Input for this task
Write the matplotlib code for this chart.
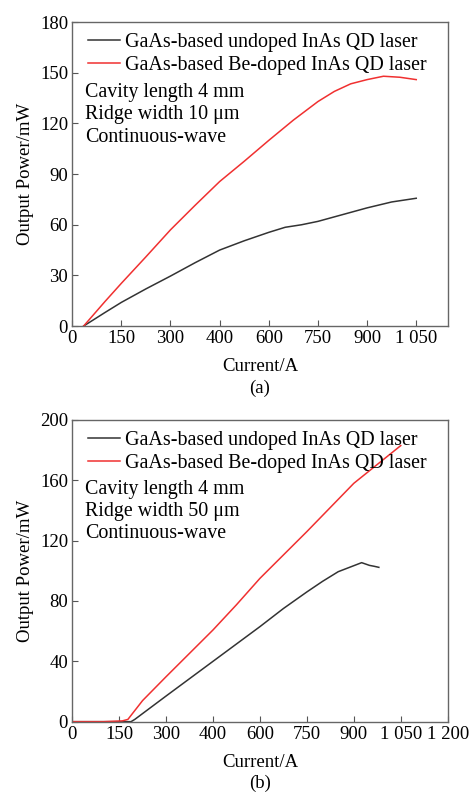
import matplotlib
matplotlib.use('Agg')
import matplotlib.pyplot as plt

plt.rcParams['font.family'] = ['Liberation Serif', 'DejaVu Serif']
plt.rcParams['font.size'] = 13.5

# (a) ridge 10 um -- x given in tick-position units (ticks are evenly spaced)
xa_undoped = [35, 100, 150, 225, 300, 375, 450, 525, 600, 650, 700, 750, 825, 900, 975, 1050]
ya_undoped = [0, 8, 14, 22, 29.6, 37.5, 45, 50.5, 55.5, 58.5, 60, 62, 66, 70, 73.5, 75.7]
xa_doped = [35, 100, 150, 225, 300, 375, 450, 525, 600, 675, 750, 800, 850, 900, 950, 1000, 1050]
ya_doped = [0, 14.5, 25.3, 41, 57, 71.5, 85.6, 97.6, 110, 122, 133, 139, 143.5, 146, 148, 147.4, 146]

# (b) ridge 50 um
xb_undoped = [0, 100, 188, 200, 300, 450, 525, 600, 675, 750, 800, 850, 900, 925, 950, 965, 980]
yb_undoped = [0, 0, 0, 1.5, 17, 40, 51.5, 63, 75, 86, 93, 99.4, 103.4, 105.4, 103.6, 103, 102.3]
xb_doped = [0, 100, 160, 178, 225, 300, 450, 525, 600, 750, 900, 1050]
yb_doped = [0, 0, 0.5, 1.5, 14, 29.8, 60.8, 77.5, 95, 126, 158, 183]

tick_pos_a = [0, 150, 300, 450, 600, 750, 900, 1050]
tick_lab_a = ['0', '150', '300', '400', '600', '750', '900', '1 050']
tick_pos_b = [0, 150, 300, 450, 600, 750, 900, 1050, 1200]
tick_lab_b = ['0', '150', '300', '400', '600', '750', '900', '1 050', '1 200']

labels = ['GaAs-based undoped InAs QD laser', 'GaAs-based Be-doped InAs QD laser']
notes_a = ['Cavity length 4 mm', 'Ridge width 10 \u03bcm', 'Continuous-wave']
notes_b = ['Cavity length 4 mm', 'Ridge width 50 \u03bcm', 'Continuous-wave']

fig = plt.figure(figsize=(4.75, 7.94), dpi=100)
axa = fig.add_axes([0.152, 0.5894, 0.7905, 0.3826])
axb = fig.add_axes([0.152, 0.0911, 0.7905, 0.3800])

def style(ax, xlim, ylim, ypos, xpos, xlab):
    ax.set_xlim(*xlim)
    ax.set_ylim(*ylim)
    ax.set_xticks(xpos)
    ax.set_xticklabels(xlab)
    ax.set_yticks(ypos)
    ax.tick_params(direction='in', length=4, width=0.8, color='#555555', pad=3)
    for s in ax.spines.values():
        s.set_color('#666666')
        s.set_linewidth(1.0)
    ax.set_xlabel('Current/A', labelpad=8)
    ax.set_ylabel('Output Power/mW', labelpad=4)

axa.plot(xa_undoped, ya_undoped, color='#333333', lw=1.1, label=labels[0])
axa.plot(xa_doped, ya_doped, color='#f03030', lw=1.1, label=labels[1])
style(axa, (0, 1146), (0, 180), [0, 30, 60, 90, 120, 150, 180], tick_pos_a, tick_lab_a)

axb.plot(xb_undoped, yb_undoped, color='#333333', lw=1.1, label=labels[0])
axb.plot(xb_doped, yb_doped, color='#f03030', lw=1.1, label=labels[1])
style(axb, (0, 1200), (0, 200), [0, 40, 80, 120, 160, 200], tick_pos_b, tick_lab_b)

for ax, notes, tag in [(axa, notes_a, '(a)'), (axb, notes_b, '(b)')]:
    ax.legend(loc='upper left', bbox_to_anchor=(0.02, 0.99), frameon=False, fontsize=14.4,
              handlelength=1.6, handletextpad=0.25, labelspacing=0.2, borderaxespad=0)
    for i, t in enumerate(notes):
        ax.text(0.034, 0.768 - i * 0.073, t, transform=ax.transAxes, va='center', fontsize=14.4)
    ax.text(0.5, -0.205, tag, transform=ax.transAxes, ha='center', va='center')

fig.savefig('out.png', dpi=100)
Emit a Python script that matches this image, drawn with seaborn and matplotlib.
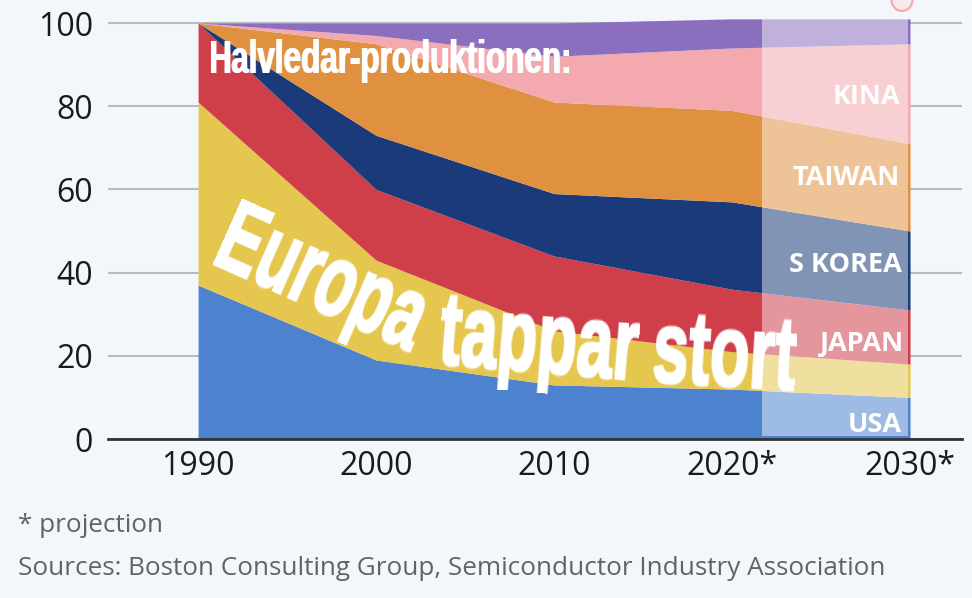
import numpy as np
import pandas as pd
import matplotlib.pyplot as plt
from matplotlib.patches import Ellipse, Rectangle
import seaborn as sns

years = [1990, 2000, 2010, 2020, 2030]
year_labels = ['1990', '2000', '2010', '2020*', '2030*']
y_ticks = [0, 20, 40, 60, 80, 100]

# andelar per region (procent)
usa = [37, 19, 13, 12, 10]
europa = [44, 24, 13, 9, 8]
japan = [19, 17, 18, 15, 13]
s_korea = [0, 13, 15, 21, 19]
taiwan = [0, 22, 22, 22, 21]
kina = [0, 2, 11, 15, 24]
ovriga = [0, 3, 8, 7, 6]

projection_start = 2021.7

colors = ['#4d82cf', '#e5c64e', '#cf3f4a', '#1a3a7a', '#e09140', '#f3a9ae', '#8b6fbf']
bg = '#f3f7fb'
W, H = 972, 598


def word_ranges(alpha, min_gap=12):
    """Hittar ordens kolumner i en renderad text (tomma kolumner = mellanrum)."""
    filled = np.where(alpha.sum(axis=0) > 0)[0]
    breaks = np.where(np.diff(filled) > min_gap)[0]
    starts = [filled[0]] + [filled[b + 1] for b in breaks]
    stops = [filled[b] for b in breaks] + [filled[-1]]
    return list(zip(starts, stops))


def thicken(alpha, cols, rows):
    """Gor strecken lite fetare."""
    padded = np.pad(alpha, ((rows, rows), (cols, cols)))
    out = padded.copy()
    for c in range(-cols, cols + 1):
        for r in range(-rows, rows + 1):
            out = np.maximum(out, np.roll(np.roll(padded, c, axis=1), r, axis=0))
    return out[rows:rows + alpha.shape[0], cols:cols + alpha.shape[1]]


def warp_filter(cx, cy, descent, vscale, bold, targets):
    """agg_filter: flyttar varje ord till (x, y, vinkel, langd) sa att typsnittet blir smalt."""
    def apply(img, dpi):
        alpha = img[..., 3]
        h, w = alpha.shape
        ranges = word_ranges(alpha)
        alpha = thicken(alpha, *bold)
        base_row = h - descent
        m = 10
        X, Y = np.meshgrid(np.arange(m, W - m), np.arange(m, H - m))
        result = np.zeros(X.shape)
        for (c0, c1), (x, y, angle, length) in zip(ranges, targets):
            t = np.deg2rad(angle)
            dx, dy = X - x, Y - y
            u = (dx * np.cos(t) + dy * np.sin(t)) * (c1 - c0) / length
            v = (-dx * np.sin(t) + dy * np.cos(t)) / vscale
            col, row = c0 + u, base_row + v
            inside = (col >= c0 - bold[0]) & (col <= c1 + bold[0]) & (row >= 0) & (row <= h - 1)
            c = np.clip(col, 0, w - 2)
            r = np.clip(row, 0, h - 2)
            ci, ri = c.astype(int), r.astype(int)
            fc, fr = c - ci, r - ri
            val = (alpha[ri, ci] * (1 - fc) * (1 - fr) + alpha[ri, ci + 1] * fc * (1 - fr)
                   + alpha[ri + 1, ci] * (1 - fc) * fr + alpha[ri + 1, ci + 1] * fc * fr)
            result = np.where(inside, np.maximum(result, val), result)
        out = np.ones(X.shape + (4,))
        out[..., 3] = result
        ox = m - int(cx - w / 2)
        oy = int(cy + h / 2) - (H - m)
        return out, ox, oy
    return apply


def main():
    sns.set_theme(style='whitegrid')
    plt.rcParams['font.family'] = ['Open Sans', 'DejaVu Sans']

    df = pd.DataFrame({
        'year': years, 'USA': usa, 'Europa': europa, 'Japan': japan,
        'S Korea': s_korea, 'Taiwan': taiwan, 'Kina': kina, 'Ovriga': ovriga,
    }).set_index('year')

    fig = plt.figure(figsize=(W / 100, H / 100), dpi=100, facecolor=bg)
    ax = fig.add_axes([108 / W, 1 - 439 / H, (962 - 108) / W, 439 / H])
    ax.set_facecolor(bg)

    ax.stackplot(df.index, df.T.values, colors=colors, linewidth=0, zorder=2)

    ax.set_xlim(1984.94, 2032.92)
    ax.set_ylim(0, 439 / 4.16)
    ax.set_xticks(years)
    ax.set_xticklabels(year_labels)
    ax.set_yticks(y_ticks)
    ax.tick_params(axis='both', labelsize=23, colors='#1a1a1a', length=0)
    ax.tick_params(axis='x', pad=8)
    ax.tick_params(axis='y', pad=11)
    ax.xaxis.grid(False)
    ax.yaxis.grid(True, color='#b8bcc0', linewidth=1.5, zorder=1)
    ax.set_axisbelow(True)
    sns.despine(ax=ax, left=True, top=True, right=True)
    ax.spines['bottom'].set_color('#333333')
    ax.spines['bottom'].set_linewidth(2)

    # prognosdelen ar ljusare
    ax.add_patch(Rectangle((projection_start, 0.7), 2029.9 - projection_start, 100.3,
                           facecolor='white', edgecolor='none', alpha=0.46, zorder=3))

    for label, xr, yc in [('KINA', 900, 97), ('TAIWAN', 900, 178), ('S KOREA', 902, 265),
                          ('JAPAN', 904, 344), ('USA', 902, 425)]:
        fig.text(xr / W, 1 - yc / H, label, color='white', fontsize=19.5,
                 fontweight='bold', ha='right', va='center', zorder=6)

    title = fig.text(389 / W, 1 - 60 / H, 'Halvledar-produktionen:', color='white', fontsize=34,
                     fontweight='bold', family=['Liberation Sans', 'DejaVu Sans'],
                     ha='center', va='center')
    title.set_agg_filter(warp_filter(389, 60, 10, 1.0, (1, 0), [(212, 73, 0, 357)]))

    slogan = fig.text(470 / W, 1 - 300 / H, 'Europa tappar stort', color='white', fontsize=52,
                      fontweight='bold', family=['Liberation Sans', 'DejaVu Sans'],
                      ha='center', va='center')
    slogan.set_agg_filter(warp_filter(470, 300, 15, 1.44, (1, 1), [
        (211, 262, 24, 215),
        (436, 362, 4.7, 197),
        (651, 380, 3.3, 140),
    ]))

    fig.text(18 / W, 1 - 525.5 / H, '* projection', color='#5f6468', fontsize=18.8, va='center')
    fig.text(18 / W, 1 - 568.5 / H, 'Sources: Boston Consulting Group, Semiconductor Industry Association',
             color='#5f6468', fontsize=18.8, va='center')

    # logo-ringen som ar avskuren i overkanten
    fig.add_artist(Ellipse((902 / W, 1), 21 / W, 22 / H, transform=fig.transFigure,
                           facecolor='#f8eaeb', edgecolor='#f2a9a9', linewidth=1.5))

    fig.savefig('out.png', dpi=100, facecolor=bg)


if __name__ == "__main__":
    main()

Your task
Go from the first line of the data above to the line containing "tick_lab_b = ['0', '150', '300', '400', '600', '750', '900', '1" and retype exactly those lines, both included, but none of the pictures.

Task output
Write the matplotlib code for this chart.
import matplotlib
matplotlib.use('Agg')
import matplotlib.pyplot as plt

plt.rcParams['font.family'] = ['Liberation Serif', 'DejaVu Serif']
plt.rcParams['font.size'] = 13.5

# (a) ridge 10 um -- x given in tick-position units (ticks are evenly spaced)
xa_undoped = [35, 100, 150, 225, 300, 375, 450, 525, 600, 650, 700, 750, 825, 900, 975, 1050]
ya_undoped = [0, 8, 14, 22, 29.6, 37.5, 45, 50.5, 55.5, 58.5, 60, 62, 66, 70, 73.5, 75.7]
xa_doped = [35, 100, 150, 225, 300, 375, 450, 525, 600, 675, 750, 800, 850, 900, 950, 1000, 1050]
ya_doped = [0, 14.5, 25.3, 41, 57, 71.5, 85.6, 97.6, 110, 122, 133, 139, 143.5, 146, 148, 147.4, 146]

# (b) ridge 50 um
xb_undoped = [0, 100, 188, 200, 300, 450, 525, 600, 675, 750, 800, 850, 900, 925, 950, 965, 980]
yb_undoped = [0, 0, 0, 1.5, 17, 40, 51.5, 63, 75, 86, 93, 99.4, 103.4, 105.4, 103.6, 103, 102.3]
xb_doped = [0, 100, 160, 178, 225, 300, 450, 525, 600, 750, 900, 1050]
yb_doped = [0, 0, 0.5, 1.5, 14, 29.8, 60.8, 77.5, 95, 126, 158, 183]

tick_pos_a = [0, 150, 300, 450, 600, 750, 900, 1050]
tick_lab_a = ['0', '150', '300', '400', '600', '750', '900', '1 050']
tick_pos_b = [0, 150, 300, 450, 600, 750, 900, 1050, 1200]
tick_lab_b = ['0', '150', '300', '400', '600', '750', '900', '1 050', '1 200']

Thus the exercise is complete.